Saturday, 29 April 2023

Macro Greens

Microgreens have taken off in a big way. Here is one stand at the local garden centre
Amazing to think that none of these was marketed in this way 5 years ago. All you got was mustard and cress hidden away with the salads. I am always on the lookout for overwintering plants that can survive Scottish conditions. Miners lettuce, lambs lettuce and spring cabbage have all worked to some extent. Well I now have a new addition to the list in Mustard Greens. (I have only included the pulsatilla in the frame to give a sense of the season)
The mustard greens were sown on 10th September last year and were not protected from the birds, slugs or weather. They didn't do much and I was prepared for failure (as with the Little Gem lettuce in the adjoining bed which sadly deteriorated being caged from the birds and protected with fleece from time to time). But these held on looking green and small. Then they put on a spurt from March to April. With the first signs of forming flower heads I harvested them in two batches and we ate them as Chinese geens. The mustard flavour was not overpowering (by my reckoning) and the greens tasted geat raw too. One consideration in their abrupt harvesting was that they now towered over the new spring salads in the bed which will soon provide delicate thinnings - or as a marketing agent would call them, microgreens.

Thursday, 27 April 2023

Willow on the go

The willow arch in the school garden is up and running with a flush of green leaves. So reassuring to know it must have put down roots.  And the dome next to it isn't doing badly either!


Friday, 14 April 2023

Spring Beauty - Claytonia perfoliata


Also known as Miners' Lettuce this green is having its spring flush just now.  It is an introduced plant that has escaped into the British countryside.  I have grown it as a vegetable crop on my allotment for a couple of years now. Here I am sure it has not been sprayed with herbicide.  It looks rather straggly throughout winter, as below, but then it takes off in advance of everything else. Stalks, leaves and flowers (probably root too) are edible. To my surprise it is still mild in flavour after flowering, bot raw and cooked like spinach or lettuce. High in vitamin C it is said to have been used to combat scurvy.

It is worth growing an overwintered row. Like any overwintered crop it is also worth making next year's sowing plan before sowing!

Friday, 7 April 2023


In time honoured tradition it is time to bake the hot X buns!


Sunday, 2 April 2023

It's All Kicking Off

Now we are into April we are hitting the sweetspot for sowing just about everything.  Already in March the broadbeans and first early potatoes have been planted out.

The broadbeans were looking strong before and after planting out.

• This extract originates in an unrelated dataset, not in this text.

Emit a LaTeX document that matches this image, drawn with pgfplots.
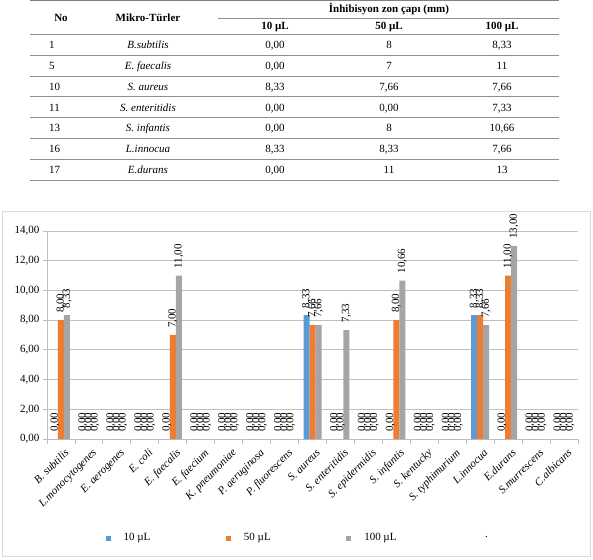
\documentclass[border=0pt]{standalone}
\usepackage{fontspec}
\setmainfont{Liberation Serif}
\usepackage{pgfplots}
\usepackage{pgfplotstable}
\pgfplotsset{compat=1.18}

\definecolor{c10}{HTML}{5B9BD5}
\definecolor{c50}{HTML}{ED7D31}
\definecolor{c100}{HTML}{A5A5A5}
\definecolor{rulegray}{HTML}{8F8F8F}
\definecolor{framegray}{HTML}{DADADA}
\definecolor{gridgray}{HTML}{BFBFBF}

% Inhibition zone diameters (mm) per micro-organism, three doses
\pgfplotstableread{
idx v10 v50 v100
0 0 8 8.33
1 0 0 0
2 0 0 0
3 0 0 0
4 0 7 11
5 0 0 0
6 0 0 0
7 0 0 0
8 0 0 0
9 8.33 7.66 7.66
10 0 0 7.33
11 0 0 0
12 0 8 10.66
13 0 0 0
14 0 0 0
15 8.33 8.33 7.66
16 0 11 13
17 0 0 0
18 0 0 0
}\zones

\newcommand\tfont{\fontsize{11}{13}\selectfont}
% one table row: y, No, species, 10 uL, 50 uL, 100 uL
\newcommand\trow[6]{%
  \node[anchor=mid west, inner xsep=0pt] at (49pt,#1pt) {\tfont #2};
  \node[anchor=mid] at (148pt,#1pt) {\tfont\itshape #3};
  \node[anchor=mid] at (275pt,#1pt) {\tfont #4};
  \node[anchor=mid] at (389pt,#1pt) {\tfont #5};
  \node[anchor=mid] at (502pt,#1pt) {\tfont #6};
}

\begin{document}
\begin{tikzpicture}
\useasboundingbox (0pt,0pt) rectangle (593pt,559pt);

% ---- table ----
\draw[rulegray!90!black, line width=1pt] (30pt,558pt) -- (559pt,558pt);
\draw[rulegray, line width=0.9pt] (218pt,541pt) -- (559pt,541pt);
\draw[rulegray, line width=0.9pt] (30pt,524.5pt) -- (559pt,524.5pt);
\foreach \yy in {503.7,482.9,462.1,441.3,420.5,399.7,378.9}
  \draw[rulegray, line width=0.9pt] (30pt,\yy pt) -- (559pt,\yy pt);
\node[anchor=mid] at (61pt,540pt) {\tfont\bfseries No};
\node[anchor=mid] at (148pt,540pt) {\tfont\bfseries Mikro-Türler};
\node[anchor=mid] at (389pt,548.5pt) {\tfont\bfseries İnhibisyon zon çapı (mm)};
\node[anchor=mid] at (275pt,532pt) {\tfont\bfseries 10 µL};
\node[anchor=mid] at (389pt,532pt) {\tfont\bfseries 50 µL};
\node[anchor=mid] at (502pt,532pt) {\tfont\bfseries 100 µL};
\trow{512.6}{1}{B.subtilis}{0,00}{8}{8,33}
\trow{491.8}{5}{E. faecalis}{0,00}{7}{11}
\trow{471.0}{10}{S. aureus}{8,33}{7,66}{7,66}
\trow{450.2}{11}{S. enteritidis}{0,00}{0,00}{7,33}
\trow{429.4}{13}{S. infantis}{0,00}{8}{10,66}
\trow{408.6}{16}{L.innocua}{8,33}{8,33}{7,66}
\trow{387.8}{17}{E.durans}{0,00}{11}{13}

% ---- chart frame ----
\draw[framegray, line width=1pt] (2pt,347pt) rectangle (590pt,3pt);

\begin{axis}[
  at={(47pt,120pt)}, anchor=south west,
  scale only axis, width=531pt, height=208pt,
  ybar=0pt, bar width=6pt,
  xmin=-0.5, xmax=18.5, ymin=0, ymax=14,
  ytick={0,2,...,14},
  xtick={0,...,18},
  every major x tick/.append style={draw=none},
  minor xtick={-0.5,0.5,...,18.5},
  xticklabels={B. subtilis, L.monocytogenes, E. aerogenes, E. coli, E. faecalis,
    E. faecium, K. pneumoniae, P. aeruginosa, P. fluorescens, S. aureus,
    S. enteritidis, S. epidermidis, S. infantis, S. kentucky, S. typhimurium,
    L.innocua, E.durans, S.murrescens, C.albicans},
  tick align=outside, major tick length=4pt, minor tick length=5pt,
  tick style={gridgray, line width=0.8pt},
  axis x line*=bottom, axis y line*=left,
  axis line style={gridgray, line width=0.8pt},
  ymajorgrids, grid style={gridgray, line width=0.8pt},
  /pgf/number format/assume math mode=true,
  tick label style={font=\fontsize{11}{13}\selectfont},
  yticklabel style={/pgf/number format/.cd, fixed, fixed zerofill, precision=2, use comma},
  xticklabel style={xshift=3pt, yshift=-2pt, rotate=45, anchor=north east, font=\fontsize{11}{13}\selectfont\itshape, inner sep=2pt},
  nodes near coords={\pgfmathprintnumber[fixed,fixed zerofill,precision=2,use comma]{\pgfplotspointmeta}},
  every node near coord/.append style={rotate=90, anchor=west, inner xsep=7pt, font=\fontsize{11}{13}\selectfont},
  legend columns=4,
  legend style={at={(axis description cs:0.1044,-0.476)}, anchor=west, draw=none, fill=none,
    font=\fontsize{11}{13}\selectfont,
    /tikz/every odd column/.append style={column sep=11pt},
    /tikz/every even column/.append style={column sep=73.5pt},
    /tikz/column 6/.append style={column sep=66.5pt}},
]
\addplot[fill=c10, draw=none, legend image code/.code={\fill[c10] (0pt,-2.5pt) rectangle (5pt,2.5pt);}] table[x=idx, y=v10] {\zones};
\addlegendentry{10 µL}
\addplot[fill=c50, draw=none, legend image code/.code={\fill[c50] (0pt,-2.5pt) rectangle (5pt,2.5pt);}] table[x=idx, y=v50] {\zones};
\addlegendentry{50 µL}
\addplot[fill=c100, draw=none, legend image code/.code={\fill[c100] (0pt,-2.5pt) rectangle (5pt,2.5pt);}] table[x=idx, y=v100] {\zones};
\addlegendentry{100 µL}
\addlegendimage{empty legend}
\addlegendentry{.}
\end{axis}
\end{tikzpicture}
\end{document}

The potato variety is Epicure. We like floury potatoes and these fit the bill.  Also they are about the hardiest potato variety known to me and will shrug off any frost damage. (Famous last words)


Saturday, 1 April 2023

Parsimonious with Parsnips


Parsnips are one of the first seeds you can sow direct out of doors.  They are notoriously slow to germinate and also slow to reach maturity. The slow germination means that by the time you notice they have failed it is too late to sow again - unless you are monitoring them very closely and keeping the weeds from overtaking them.  One suggested solution is to sow radishes and parsnips together.  In theory the quick growing radishes mark out the row and are harvested well in advance of the parsnips which then grow on without competition.  I have not tried this as radishes are brutes and their harvesting would necessarily disturb the parsnip roots in the process.  Another strategy, which I have tried, is to sow groups of three parsnips at regular spacings along the row.  This has the advantage of providing an expected pattern to look out for amidst the germinating weeds.  The only problem is when none out of three germinate.  

A renown feature of parsnip seed is its short viability. Many old hands advise that you need to buy new seed each year.   Seed suppliers are generous with the quantity  (800 in the packet above).  20 well grown parsnips is more than enough for me. It is a good idea to share your parsnip seed with your neighbours.

These considerations explain my interest in the "fluid sowing" method suggested by David Gray  in Know & Grow Vegetables (1979).  The idea is that you pregerminate your parsnip seeds before adding them to wallpaper paste which is piped into drills.  (Given that commercial wallpaper pastes all have fungicide in them I use cornflour paste).  In theory, using this method, you know that your seeds are viable and have germinated.  You can also sow accurately to a desired density (by spreading the paste with the given number of seeds along a given length of drill).  

Today I have wetted the seeds. By next weekend I hope they will be ready for deployment outdoors.

footnote: I did try this system two years ago but the whole project failed when a well meaning neighbour deposited a barrel on the bed which repeatedly rolled back and forth across the bed during a windy weather before I discovered it. Last year I sowed conventionally, three times, and still failed to produce parsnips bigger than carrots.  

Friday, 17 March 2023

Sights of Bruges


A weekend interlude away from the allotment.

Canal view

Step gabling


City Hall at dusk

Dune Bridge

Old St John's Hospital and the Church of Our Lady

Minnewater with Swans

Begijnhof Ten Wijnngaerde

The Belfry

The Gruuthuse

Now it is back to the spring rush with warmer night temperatures and longer daylight.